Dans le public, Andreas Trubel, qui présente des troubles neurocognitifs, en est à son troisième concert "Souvenir".
Vêtu d'un simple jean, il dit aimer "le style décontracté", la durée pas trop longue (une heure environ), la proximité avec les artistes.
"Les gens peuvent se laisser emporter, ils peuvent danser, chanter, ce qui permet de ressentir la musique beaucoup plus intensément", confie cet ancien développeur informatique de 67 ans, aujourd'hui co-responsable de l'association Promenz pour "les gens qui oublient".
L'ensemble des protagonistes ont suivi une formation pour savoir comment réagir en cas de situations inhabituelles, comme cette fois où une spectatrice ne cessait de marmonner.
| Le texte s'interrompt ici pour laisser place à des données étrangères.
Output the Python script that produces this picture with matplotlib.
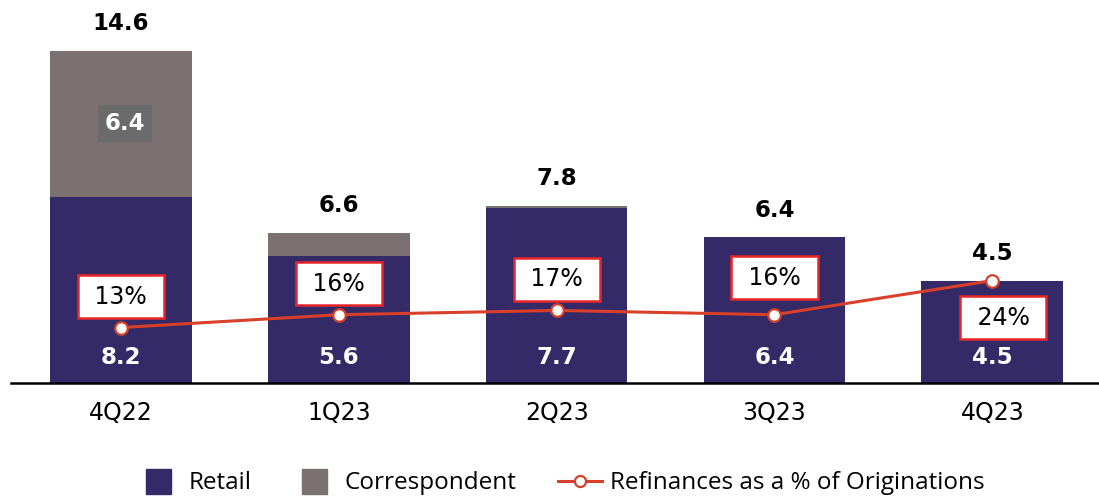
import matplotlib.pyplot as plt
from matplotlib.lines import Line2D
import numpy as np

quarters = ['4Q22', '1Q23', '2Q23', '3Q23', '4Q23']
retail = [8.2, 5.6, 7.7, 6.4, 4.5]
correspondent = [6.4, 1.0, 0.1, 0.0, 0.0]
totals = [14.6, 6.6, 7.8, 6.4, 4.5]
refi_pct = [13, 16, 17, 16, 24]

RETAIL_C = '#352a68'
CORR_C = '#7a7170'
LINE_C = '#d9402b'
BOX_C = '#e8262a'

plt.rcParams['font.family'] = ['DejaVu Sans']

fig = plt.figure(figsize=(10.99, 4.97), dpi=100)
ax = fig.add_axes([11 / 1099, 114 / 497, 1 - 11 / 1099, 373 / 497])

x = np.arange(len(quarters))
ax.bar(x, retail, width=0.65, color=RETAIL_C, zorder=2)
ax.bar(x, correspondent, width=0.65, bottom=retail, color=CORR_C, zorder=2)

ax.set_xlim(-0.505, 4.49)
ax.set_ylim(0, 16.4)
ax.set_yticks([])
ax.set_xticks(x)
ax.set_xticklabels(quarters, fontsize=17)
ax.tick_params(axis='x', length=0, pad=13)
for s in ['top', 'right', 'left']:
    ax.spines[s].set_visible(False)
ax.spines['bottom'].set_linewidth(1.8)
ax.spines['bottom'].set_zorder(5)

# bar labels
for i in range(len(quarters)):
    ax.annotate(f'{retail[i]:.1f}', (x[i], 0), xytext=(0, 26), textcoords='offset pixels',
                ha='center', va='center', color='white', fontsize=16.5, fontweight='bold', zorder=4)
    ax.annotate(f'{totals[i]:.1f}', (x[i], totals[i]), xytext=(0, 27), textcoords='offset pixels',
                ha='center', va='center', color='black', fontsize=16.5, fontweight='bold', zorder=4)
# correspondent label on first bar only (others too thin)
ax.text(x[0] + 0.02, retail[0] + correspondent[0] / 2, f'{correspondent[0]:.1f}',
        ha='center', va='center', color='white', fontsize=16.5, fontweight='bold', zorder=4,
        bbox=dict(boxstyle='square,pad=0.3', fc='#6b6b6b', ec='none'))

# refinance line on secondary axis
ax2 = ax.twinx()
ax2.set_ylim(0, 87.4)
ax2.axis('off')
ax2.plot(x, refi_pct, color=LINE_C, lw=2.2, marker='o', ms=9, mfc='white', mec=LINE_C, mew=1.6, zorder=3)

offsets = [(0, 31), (0, 31), (0, 31), (0, 37), (11, -37)]
for i, p in enumerate(refi_pct):
    ax2.annotate(f' {p}% ', (x[i], p), xytext=offsets[i], textcoords='offset pixels',
                 ha='center', va='center', fontsize=17, color='black', zorder=6,
                 bbox=dict(boxstyle='square,pad=0.4', fc='white', ec=BOX_C, lw=1.8))

handles = [
    Line2D([], [], ls='none', marker='s', ms=18, color=RETAIL_C),
    Line2D([], [], ls='none', marker='s', ms=18, color=CORR_C),
    Line2D([], [], color=LINE_C, lw=2.2, marker='o', ms=8, mfc='white', mec=LINE_C, mew=1.6),
]
fig.legend(handles, ['Retail', 'Correspondent', 'Refinances as a % of Originations'],
           loc='center', bbox_to_anchor=(0.51, 0.028), ncol=3, frameon=False,
           prop={'family': 'Open Sans', 'size': 17.5}, handlelength=1.8, handletextpad=0.35,
           columnspacing=1.7, numpoints=1)

fig.savefig('out.png', dpi=100)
Avec délicatesse, on l'a guidée vers une place un peu plus loin.
Face à "l'immense succès", Stephan Pauly a d'ores et déjà décidé de renouveler l'expérience l'an prochain. "C'est une toute petite partie des 800 concerts que nous produisons chaque année", souligne-t-il, mais une des plus "belles et importantes pour nous".
Iris Krall-Radulian, une aide-soignante par ailleurs musicienne de formation, ne le contredira pas, après avoir vu la joie des pensionnaires qu'elle a accompagnés au Musikverein.
"Ils avaient l'habitude d'assister à des concerts quand ils étaient en forme et c'est extrêmement précieux pour eux" d'en avoir de nouveau l'occasion, dit-elle. "L'impact est énorme, ils se sentent heureux, vivants".